I would send the letter to the last known address and get a post office box. That allows her to respond without having to know any personal information.
I would definitely send the letter and pics with the explanation about the adoption agency. I like the idea of a post office box for your contact. I would, however, include a return address (home or P.O. box) in case her father has moved or is no longer at that address. If you get the letter back, you know that unfortunately that address is no longer valid. But by sending the letter, you leave it up to her about whether she still wants contact or not.
Send the letter! Absolutely. Also, just because birth grandpa had a hard time with the adoption when the baby was born, doesn’t mean he’s against it now. You might be able to have a relationship with him, and that could very well benefit your child.
Send the letter. You have no guarantee of how things will turn out, but if you do nothing, you will risk losing the known form of contact you have now. We have been through this with both of our kids and it has been a rollercoaster.
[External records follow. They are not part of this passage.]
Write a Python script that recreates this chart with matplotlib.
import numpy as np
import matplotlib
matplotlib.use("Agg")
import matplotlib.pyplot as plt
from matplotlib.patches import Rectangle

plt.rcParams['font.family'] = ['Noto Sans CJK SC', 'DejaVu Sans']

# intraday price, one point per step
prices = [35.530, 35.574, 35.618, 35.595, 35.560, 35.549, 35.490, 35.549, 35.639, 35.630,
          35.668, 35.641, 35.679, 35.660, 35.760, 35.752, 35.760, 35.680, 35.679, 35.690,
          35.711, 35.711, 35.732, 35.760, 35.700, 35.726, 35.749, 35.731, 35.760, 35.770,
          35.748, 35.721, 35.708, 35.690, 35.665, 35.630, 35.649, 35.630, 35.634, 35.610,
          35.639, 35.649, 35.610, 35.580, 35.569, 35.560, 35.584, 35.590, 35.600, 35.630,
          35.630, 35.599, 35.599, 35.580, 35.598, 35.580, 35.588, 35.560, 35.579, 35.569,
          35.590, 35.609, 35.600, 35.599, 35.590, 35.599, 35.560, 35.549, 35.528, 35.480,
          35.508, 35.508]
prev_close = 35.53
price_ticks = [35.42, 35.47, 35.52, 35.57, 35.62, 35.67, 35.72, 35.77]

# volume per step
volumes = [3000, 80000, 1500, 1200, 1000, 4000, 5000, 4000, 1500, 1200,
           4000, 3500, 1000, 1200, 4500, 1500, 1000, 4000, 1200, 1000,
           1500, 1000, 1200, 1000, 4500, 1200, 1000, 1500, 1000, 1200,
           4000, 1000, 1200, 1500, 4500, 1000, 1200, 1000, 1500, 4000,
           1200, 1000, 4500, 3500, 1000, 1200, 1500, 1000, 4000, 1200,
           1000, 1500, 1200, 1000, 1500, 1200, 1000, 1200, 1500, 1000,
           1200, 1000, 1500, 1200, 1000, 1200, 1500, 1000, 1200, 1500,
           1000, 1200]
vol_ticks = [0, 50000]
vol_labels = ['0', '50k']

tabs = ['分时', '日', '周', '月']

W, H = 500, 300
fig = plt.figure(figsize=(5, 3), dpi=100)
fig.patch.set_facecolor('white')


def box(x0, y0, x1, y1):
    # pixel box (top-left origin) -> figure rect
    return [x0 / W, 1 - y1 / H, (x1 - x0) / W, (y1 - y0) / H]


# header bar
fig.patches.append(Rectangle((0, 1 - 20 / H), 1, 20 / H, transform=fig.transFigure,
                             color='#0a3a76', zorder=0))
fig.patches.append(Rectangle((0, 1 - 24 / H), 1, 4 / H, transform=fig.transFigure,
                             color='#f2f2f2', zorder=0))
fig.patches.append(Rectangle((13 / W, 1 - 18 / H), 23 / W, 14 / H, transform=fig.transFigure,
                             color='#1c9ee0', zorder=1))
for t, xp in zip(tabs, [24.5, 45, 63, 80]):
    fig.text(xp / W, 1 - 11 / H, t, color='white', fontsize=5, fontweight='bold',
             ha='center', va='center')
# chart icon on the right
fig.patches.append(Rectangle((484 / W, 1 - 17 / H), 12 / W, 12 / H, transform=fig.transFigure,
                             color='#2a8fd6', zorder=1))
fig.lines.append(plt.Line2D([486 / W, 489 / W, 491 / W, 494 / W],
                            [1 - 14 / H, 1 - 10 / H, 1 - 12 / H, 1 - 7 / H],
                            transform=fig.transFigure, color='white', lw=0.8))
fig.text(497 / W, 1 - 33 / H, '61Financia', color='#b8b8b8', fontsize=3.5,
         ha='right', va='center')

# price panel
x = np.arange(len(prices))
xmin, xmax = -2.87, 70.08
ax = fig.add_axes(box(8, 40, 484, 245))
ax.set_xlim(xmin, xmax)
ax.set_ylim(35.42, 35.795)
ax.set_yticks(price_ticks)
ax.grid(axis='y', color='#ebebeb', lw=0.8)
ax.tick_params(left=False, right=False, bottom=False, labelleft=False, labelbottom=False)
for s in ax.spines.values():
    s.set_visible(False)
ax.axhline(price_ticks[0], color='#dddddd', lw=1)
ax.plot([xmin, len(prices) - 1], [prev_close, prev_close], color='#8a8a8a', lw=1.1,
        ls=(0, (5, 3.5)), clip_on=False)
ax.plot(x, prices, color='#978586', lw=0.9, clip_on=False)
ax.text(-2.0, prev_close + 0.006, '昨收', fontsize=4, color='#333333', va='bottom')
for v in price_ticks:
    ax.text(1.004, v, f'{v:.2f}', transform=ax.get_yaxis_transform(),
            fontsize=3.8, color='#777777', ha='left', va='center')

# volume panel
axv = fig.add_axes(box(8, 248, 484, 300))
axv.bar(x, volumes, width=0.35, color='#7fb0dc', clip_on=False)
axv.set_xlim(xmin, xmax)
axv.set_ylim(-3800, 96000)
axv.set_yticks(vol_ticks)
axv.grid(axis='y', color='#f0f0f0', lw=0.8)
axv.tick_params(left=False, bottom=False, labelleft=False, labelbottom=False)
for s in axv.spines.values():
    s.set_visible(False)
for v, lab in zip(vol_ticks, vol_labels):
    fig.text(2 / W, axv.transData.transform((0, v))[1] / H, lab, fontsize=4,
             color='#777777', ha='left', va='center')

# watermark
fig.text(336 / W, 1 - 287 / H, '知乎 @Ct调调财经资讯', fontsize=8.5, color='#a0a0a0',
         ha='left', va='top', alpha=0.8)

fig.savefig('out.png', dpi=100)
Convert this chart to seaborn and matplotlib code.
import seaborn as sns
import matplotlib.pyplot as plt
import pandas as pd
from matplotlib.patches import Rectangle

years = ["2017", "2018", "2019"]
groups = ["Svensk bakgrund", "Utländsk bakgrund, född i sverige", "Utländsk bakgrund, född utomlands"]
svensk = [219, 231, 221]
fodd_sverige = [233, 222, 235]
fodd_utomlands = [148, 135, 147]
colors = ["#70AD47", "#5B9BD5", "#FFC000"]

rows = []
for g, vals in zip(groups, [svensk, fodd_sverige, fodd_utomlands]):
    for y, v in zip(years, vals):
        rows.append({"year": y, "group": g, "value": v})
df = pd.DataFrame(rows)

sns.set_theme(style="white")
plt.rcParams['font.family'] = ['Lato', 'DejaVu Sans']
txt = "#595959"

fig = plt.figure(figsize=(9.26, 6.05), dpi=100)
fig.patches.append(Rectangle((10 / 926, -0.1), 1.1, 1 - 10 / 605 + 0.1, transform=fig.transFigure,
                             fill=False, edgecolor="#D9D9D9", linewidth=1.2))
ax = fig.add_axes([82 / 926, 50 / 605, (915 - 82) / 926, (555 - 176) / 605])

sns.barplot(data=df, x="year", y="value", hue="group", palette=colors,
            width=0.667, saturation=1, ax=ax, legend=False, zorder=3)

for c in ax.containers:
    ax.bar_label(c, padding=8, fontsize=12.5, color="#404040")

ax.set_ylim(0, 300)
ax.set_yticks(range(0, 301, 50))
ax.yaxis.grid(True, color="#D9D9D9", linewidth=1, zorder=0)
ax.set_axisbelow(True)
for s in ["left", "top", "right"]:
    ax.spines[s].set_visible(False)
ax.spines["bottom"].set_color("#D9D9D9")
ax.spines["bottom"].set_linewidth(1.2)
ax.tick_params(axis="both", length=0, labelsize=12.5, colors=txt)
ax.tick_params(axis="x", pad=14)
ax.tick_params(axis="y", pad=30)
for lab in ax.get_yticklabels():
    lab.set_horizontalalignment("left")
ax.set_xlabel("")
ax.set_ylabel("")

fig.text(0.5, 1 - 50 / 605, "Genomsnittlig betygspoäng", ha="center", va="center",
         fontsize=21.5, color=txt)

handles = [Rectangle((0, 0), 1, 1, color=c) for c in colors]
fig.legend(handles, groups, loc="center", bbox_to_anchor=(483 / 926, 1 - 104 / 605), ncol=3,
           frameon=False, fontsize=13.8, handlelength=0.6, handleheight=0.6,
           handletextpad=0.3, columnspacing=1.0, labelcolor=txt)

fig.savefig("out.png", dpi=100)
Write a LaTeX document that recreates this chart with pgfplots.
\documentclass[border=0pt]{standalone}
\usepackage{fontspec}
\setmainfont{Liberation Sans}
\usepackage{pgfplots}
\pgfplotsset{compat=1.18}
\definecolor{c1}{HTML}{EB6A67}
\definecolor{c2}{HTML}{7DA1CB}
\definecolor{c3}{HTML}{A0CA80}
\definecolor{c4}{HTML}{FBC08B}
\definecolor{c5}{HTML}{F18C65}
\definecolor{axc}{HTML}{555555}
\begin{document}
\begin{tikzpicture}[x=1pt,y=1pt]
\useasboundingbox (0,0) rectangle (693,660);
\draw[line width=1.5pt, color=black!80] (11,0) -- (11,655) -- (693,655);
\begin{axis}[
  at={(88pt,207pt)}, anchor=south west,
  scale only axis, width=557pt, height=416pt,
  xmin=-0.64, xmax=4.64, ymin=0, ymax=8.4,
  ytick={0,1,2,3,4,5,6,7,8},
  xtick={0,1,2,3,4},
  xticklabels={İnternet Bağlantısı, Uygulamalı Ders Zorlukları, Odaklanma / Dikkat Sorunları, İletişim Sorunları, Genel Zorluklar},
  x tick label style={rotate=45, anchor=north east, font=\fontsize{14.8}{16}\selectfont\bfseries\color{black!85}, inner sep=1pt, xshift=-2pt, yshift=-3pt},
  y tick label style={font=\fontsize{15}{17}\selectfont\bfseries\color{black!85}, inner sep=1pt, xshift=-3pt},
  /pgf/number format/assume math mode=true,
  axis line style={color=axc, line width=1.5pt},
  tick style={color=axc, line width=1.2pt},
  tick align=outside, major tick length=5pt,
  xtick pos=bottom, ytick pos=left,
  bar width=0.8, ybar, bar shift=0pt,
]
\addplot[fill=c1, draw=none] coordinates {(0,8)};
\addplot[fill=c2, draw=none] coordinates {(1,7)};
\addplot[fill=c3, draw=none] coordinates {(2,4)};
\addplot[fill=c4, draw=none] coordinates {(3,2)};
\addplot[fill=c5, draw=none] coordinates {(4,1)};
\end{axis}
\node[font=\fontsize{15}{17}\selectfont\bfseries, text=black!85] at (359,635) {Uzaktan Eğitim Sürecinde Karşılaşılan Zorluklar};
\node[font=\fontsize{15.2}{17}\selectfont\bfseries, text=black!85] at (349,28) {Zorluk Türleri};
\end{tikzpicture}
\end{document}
Thanks ladies for the advice! It definately helps to have a group that understands what we are going throught. Wish I would have found this group 5 years ago with our first adoption. We really wanted to write the letter also. I guess we were just scared of causing her to grieve and hurt again if she didn’t want to be contacted. But we will never know until we try, and for the sake of our daughter I definately think we should take a chance. And I never thought about a P.O. Box-definately think we will into that, at least at first.
Hi! I think it’s a good idea too to write the letter and send it to your child’s birth grandfather’s house for his daughter, that way you are trying to honor the commitment that you made to your child’s birthmother to write/share pictures once a year with her. It also gives her the chance to let you know about what type/level of contact she would like at this point. I hope it goes well, and that she contacts you back soon.